Celebrate the Freedom to Read: THE ADVENTURES OF HUCKLEBERRY FINN by Mark Twain

Wayne Dowdy celebrates
THE ADVENTURES OF HUCKLEBERRY FINN, by Mark Twain

I have read this book often during the course of my life and each time I learn something new about the world I live in. As a child I identified with Huck’s outsider status and was thrilled by the adventures he and Jim experienced floating on the river. For years I dreamed of building my own raft and taking it downtown so I could escape down the Mississippi and disappear into the Indian Territory. As a young adult I was shocked at the racist cruelty inflicted on the runaway slave Jim, even by his friends Huckleberry and Tom Sawyer. Like Huck, I ignored the evil embedded in the adventure story the first time around.

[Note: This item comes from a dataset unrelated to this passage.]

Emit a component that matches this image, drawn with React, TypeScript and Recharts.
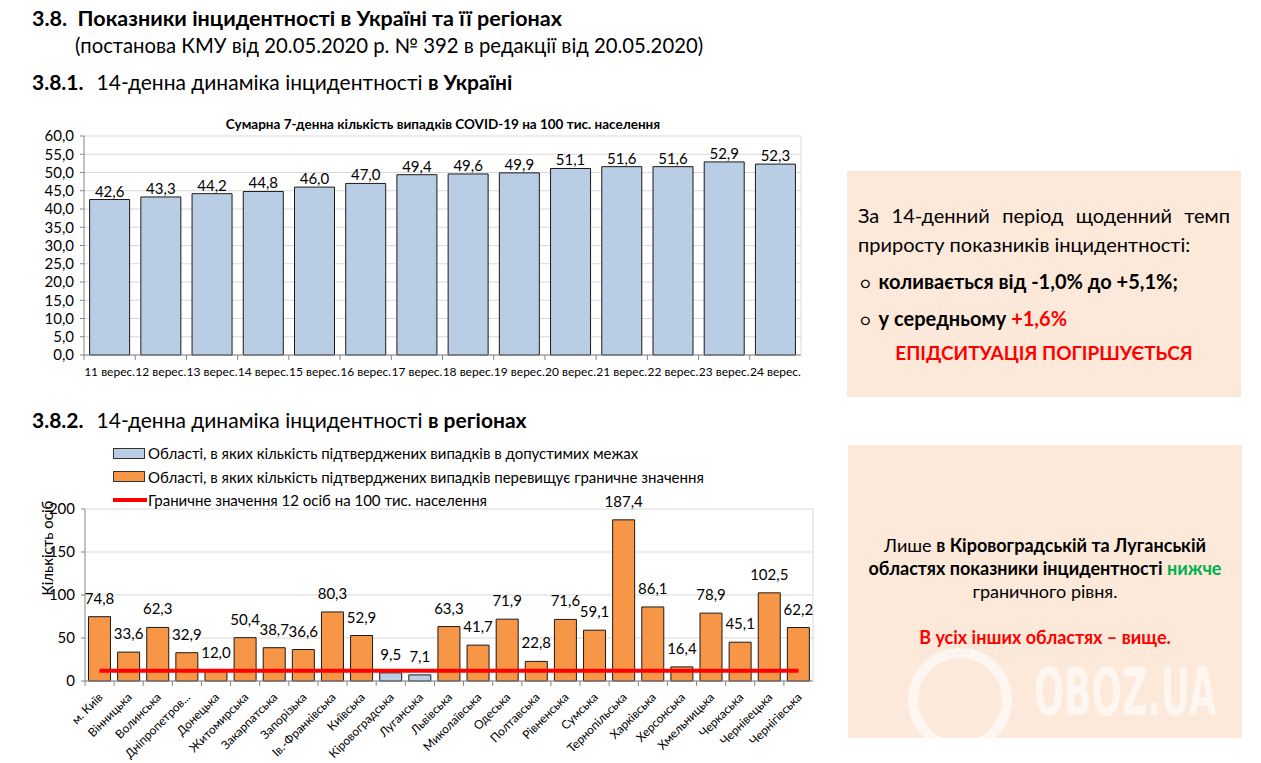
import React from "react";
import {
  BarChart,
  ComposedChart,
  Bar,
  Line,
  XAxis,
  YAxis,
  CartesianGrid,
  LabelList,
} from "recharts";

const FONT = "Lato, 'Open Sans', sans-serif";

// 3.8.1 — Ukraine, 7-day sum per 100k
const days = [
  "11 верес.", "12 верес.", "13 верес.", "14 верес.", "15 верес.", "16 верес.", "17 верес.",
  "18 верес.", "19 верес.", "20 верес.", "21 верес.", "22 верес.", "23 верес.", "24 верес.",
];
const weeklyIncidence = [42.6, 43.3, 44.2, 44.8, 46.0, 47.0, 49.4, 49.6, 49.9, 51.1, 51.6, 51.6, 52.9, 52.3];
const ukraineTicks = [0, 5, 10, 15, 20, 25, 30, 35, 40, 45, 50, 55, 60];

// 3.8.2 — regions
const regions = [
  "м. Київ", "Вінницька", "Волинська", "Дніпропетров...", "Донецька", "Житомирська",
  "Закарпатська", "Запорізька", "Ів.-Франківська", "Київська", "Кіровоградська", "Луганська",
  "Львівська", "Миколаївська", "Одеська", "Полтавська", "Рівненська", "Сумська",
  "Тернопільська", "Харківська", "Херсонська", "Хмельницька", "Черкаська", "Чернівецька",
  "Чернігівська",
];
const regionIncidence = [
  74.8, 33.6, 62.3, 32.9, 12.0, 50.4, 38.7, 36.6, 80.3, 52.9, 9.5, 7.1, 63.3, 41.7, 71.9,
  22.8, 71.6, 59.1, 187.4, 86.1, 16.4, 78.9, 45.1, 102.5, 62.2,
];
const LIMIT = 12;
const regionTicks = [0, 50, 100, 150, 200];

const legendItems = [
  { kind: "box", color: "#b9cde5", text: "Області, в яких кількість підтверджених випадків в допустимих межах" },
  { kind: "box", color: "#f79646", text: "Області, в яких кількість підтверджених випадків перевищує граничне значення" },
  { kind: "line", color: "#ff0000", text: "Граничне значення 12 осіб на 100 тис. населення" },
];

const ukraineData = days.map((day, i) => ({ day, value: weeklyIncidence[i] }));
const regionData = regions.map((region, i) => {
  const v = regionIncidence[i];
  return {
    region,
    within: v < LIMIT ? v : null,
    above: v >= LIMIT ? v : null,
    limit: LIMIT,
  };
});

const fmt1 = (v: any) => (v == null ? "" : Number(v).toFixed(1).replace(".", ","));

const DayTick = (props: any) => {
  const { x, y, payload } = props;
  const half = payload?.offset || 25.6;
  return (
    <g>
      <line x1={x - half} x2={x - half} y1={y} y2={y + 5} stroke="#868686" />
      <text x={x} y={y + 21} textAnchor="middle" fontSize={12} fill="#000" fontFamily={FONT}>
        {payload.value}
      </text>
    </g>
  );
};

const RegionTick = (props: any) => {
  const { x, y, payload } = props;
  const half = payload?.offset || 14.56;
  return (
    <g>
      <line x1={x - half} x2={x - half} y1={y} y2={y + 5} stroke="#868686" />
      <text
        transform={`translate(${x + 4},${y + 17}) rotate(-45)`}
        textAnchor="end"
        fontSize={12}
        fill="#000"
        fontFamily={FONT}
      >
        {payload.value}
      </text>
    </g>
  );
};

const abs = (left: number, top: number, extra: React.CSSProperties = {}): React.CSSProperties => ({
  position: "absolute",
  left,
  top,
  ...extra,
});

export default function App() {
  return (
    <div
      style={{
        position: "absolute",
        left: 0,
        top: 0,
        width: 1261,
        height: 763,
        background: "#fff",
        fontFamily: FONT,
        color: "#000",
        overflow: "hidden",
      }}
    >
      {/* headings */}
      <div style={abs(32, 4, { fontSize: 21.5, fontWeight: 700, lineHeight: "28px", whiteSpace: "nowrap" })}>
        3.8.&nbsp; Показники інцидентності в Україні та її регіонах
      </div>
      <div style={abs(75, 31, { fontSize: 20.3, lineHeight: "28px", whiteSpace: "nowrap" })}>
        (постанова КМУ від 20.05.2020 р. № 392 в редакції від 20.05.2020)
      </div>
      <div style={abs(32, 69, { fontSize: 21, lineHeight: "26px", whiteSpace: "nowrap" })}>
        <b>3.8.1.</b>
        <span style={{ display: "inline-block", width: 13 }} />
        14-денна динаміка інцидентності <b>в Україні</b>
      </div>
      <div style={abs(32, 407, { fontSize: 21, lineHeight: "26px", whiteSpace: "nowrap" })}>
        <b>3.8.2.</b>
        <span style={{ display: "inline-block", width: 13 }} />
        14-денна динаміка інцидентності <b>в регіонах</b>
      </div>

      {/* chart 1 */}
      <div style={abs(40, 110)}>
        <div
          style={abs(0, 6, {
            width: 806,
            textAlign: "center",
            fontSize: 13.5,
            fontWeight: 700,
            lineHeight: "16px",
            whiteSpace: "nowrap",
          })}
        >
          Сумарна 7-денна кількість випадків COVID-19 на 100 тис. населення
        </div>
        <BarChart
          width={790}
          height={275}
          data={ukraineData}
          margin={{ top: 26, right: 28, bottom: 0, left: 0 }}
          barCategoryGap="11%"
          style={{ fontFamily: FONT }}
        >
          <CartesianGrid vertical={false} stroke="#d9d9d9" />
          <XAxis
            dataKey="day"
            interval={0}
            height={30}
            tickSize={0}
            tickMargin={0}
            axisLine={{ stroke: "#868686" }}
            tick={<DayTick />}
          />
          <YAxis
            width={44}
            domain={[0, 60]}
            ticks={ukraineTicks}
            interval={0}
            tickFormatter={fmt1}
            tickSize={4}
            tickMargin={6}
            tick={{ fontSize: 15, fill: "#000" }}
            axisLine={{ stroke: "#868686" }}
            tickLine={{ stroke: "#868686" }}
          />
          <YAxis
            yAxisId="frame"
            orientation="right"
            width={1}
            domain={[0, 60]}
            tick={false}
            tickLine={false}
            axisLine={{ stroke: "#d9d9d9" }}
          />
          <Bar dataKey="value" fill="#b9cde5" stroke="#1a1a1a" strokeWidth={1} isAnimationActive={false}>
            <LabelList dataKey="value" position="top" offset={3} formatter={fmt1} fill="#000" fontSize={15} />
          </Bar>
        </BarChart>
      </div>

      {/* box 1 */}
      <div style={abs(847, 171, { width: 394, height: 226, background: "#fde9d9" })}>
        <div
          style={abs(11, 30, {
            width: 372,
            fontSize: 20,
            lineHeight: "28px",
            textAlign: "justify",
            textAlignLast: "justify",
            whiteSpace: "nowrap",
          })}
        >
          За 14-денний період щоденний темп
        </div>
        <div style={abs(11, 59, { fontSize: 20, lineHeight: "28px", whiteSpace: "nowrap" })}>
          приросту показників інцидентності:
        </div>
        <div style={abs(13, 96, { fontSize: 20, lineHeight: "28px", whiteSpace: "nowrap", fontWeight: 700 })}>
          <span style={{ fontWeight: 400, fontSize: 16, marginRight: 8 }}>○</span>коливається від -1,0% до +5,1%;
        </div>
        <div style={abs(13, 133, { fontSize: 20, lineHeight: "28px", whiteSpace: "nowrap", fontWeight: 700 })}>
          <span style={{ fontWeight: 400, fontSize: 16, marginRight: 8 }}>○</span>у середньому{" "}
          <span style={{ color: "#ff0000" }}>+1,6%</span>
        </div>
        <div
          style={abs(0, 168, {
            width: 394,
            textAlign: "center",
            fontSize: 19,
            lineHeight: "28px",
            fontWeight: 700,
            color: "#ff0000",
          })}
        >
          ЕПІДСИТУАЦІЯ ПОГІРШУЄТЬСЯ
        </div>
      </div>

      {/* chart 2 */}
      <div style={abs(40, 440)}>
        <ComposedChart
          width={790}
          height={320}
          data={regionData}
          margin={{ top: 69, right: 16, bottom: 0, left: 0 }}
          barCategoryGap="12%"
          style={{ fontFamily: FONT }}
        >
          <CartesianGrid vertical={false} stroke="#d9d9d9" />
          <XAxis
            dataKey="region"
            interval={0}
            height={79}
            tickSize={0}
            tickMargin={0}
            axisLine={{ stroke: "#868686" }}
            tick={<RegionTick />}
          />
          <YAxis
            width={45}
            domain={[0, 200]}
            ticks={regionTicks}
            interval={0}
            tickSize={4}
            tickMargin={6}
            tick={{ fontSize: 15, fill: "#000" }}
            axisLine={{ stroke: "#868686" }}
            tickLine={{ stroke: "#868686" }}
          />
          <YAxis
            yAxisId="frame"
            orientation="right"
            width={1}
            domain={[0, 200]}
            tick={false}
            tickLine={false}
            axisLine={{ stroke: "#d9d9d9" }}
          />
          <Bar dataKey="within" stackId="r" fill="#b9cde5" stroke="#1a1a1a" isAnimationActive={false}>
            <LabelList dataKey="within" position="top" offset={13} formatter={fmt1} fill="#000" fontSize={15} />
          </Bar>
          <Bar dataKey="above" stackId="r" fill="#f79646" stroke="#1a1a1a" isAnimationActive={false}>
            <LabelList dataKey="above" position="top" offset={13} formatter={fmt1} fill="#000" fontSize={15} />
          </Bar>
          <Line dataKey="limit" stroke="#ff0000" strokeWidth={4} dot={false} isAnimationActive={false} />
        </ComposedChart>
        {/* legend */}
        {legendItems.map((it, i) => (
          <div key={i} style={abs(73, 3 + i * 23.5, { display: "flex", alignItems: "center", height: 20, whiteSpace: "nowrap" })}>
            {it.kind === "box" ? (
              <span
                style={{
                  display: "inline-block",
                  width: 30,
                  height: 9,
                  background: it.color,
                  border: "1px solid #333",
                  marginRight: 3,
                }}
              />
            ) : (
              <span style={{ display: "inline-block", width: 34, height: 4, background: it.color, marginRight: 1 }} />
            )}
            <span style={{ fontSize: 15 }}>{it.text}</span>
          </div>
        ))}
        {/* y axis title */}
        <div
          style={abs(-48, 99, {
            width: 110,
            textAlign: "center",
            fontSize: 15,
            lineHeight: "18px",
            transform: "rotate(-90deg)",
            whiteSpace: "nowrap",
          })}
        >
          Кількість осіб
        </div>
      </div>

      {/* box 2 */}
      <div style={abs(848, 445, { width: 394, height: 293, background: "#fde9d9" })}>
        {/* watermark */}
        <svg width={394} height={293} style={abs(0, 0)}>
          <defs>
            <clipPath id="boxClip">
              <rect x={0} y={0} width={394} height={293} />
            </clipPath>
          </defs>
          <circle
            cx={112}
            cy={255}
            r={47}
            fill="none"
            stroke="rgba(255,255,255,0.6)"
            strokeWidth={10}
            clipPath="url(#boxClip)"
          />
          <g transform="translate(186,270) scale(0.6,1)">
            <text
              x={0}
              y={0}
              fontSize={66}
              fontWeight={700}
              fill="rgba(255,255,255,0.6)"
              fontFamily="'DejaVu Sans Condensed', 'Liberation Sans Narrow', sans-serif"
            >
              OBOZ.UA
            </text>
          </g>
        </svg>
        <div style={abs(0, 89, { width: 394, textAlign: "center", fontSize: 18, lineHeight: "23px" })}>
          Лише <b>в Кіровоградській та Луганській</b>
          <br />
          <b>
            областях показники інцидентності <span style={{ color: "#00b050" }}>нижче</span>
          </b>
          <br />
          граничного рівня.
          <br />
          <br />
          <b style={{ color: "#ff0000" }}>В усіх інших областях – вище.</b>
        </div>
      </div>
    </div>
  );
}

When I read it again through an adult’s eyes I realized that Twain was exposing, and even ridiculing, slavery. In many ways Jim is the most intelligent and human of the book's characters and it is through him that we learn how wicked slavery truly was. The reader is not the only one who discovers this fact. Huck eventually comes to the conclusion that his friendship with Jim is far more important than the guilt he feels for undermining slavery by helping Jim to escape. When he decides he’d rather go to hell than betray Jim, Huckleberry Finn not only condemns racism and slavery, he also celebrates the triumph of simple human kindness over a barbarous institution.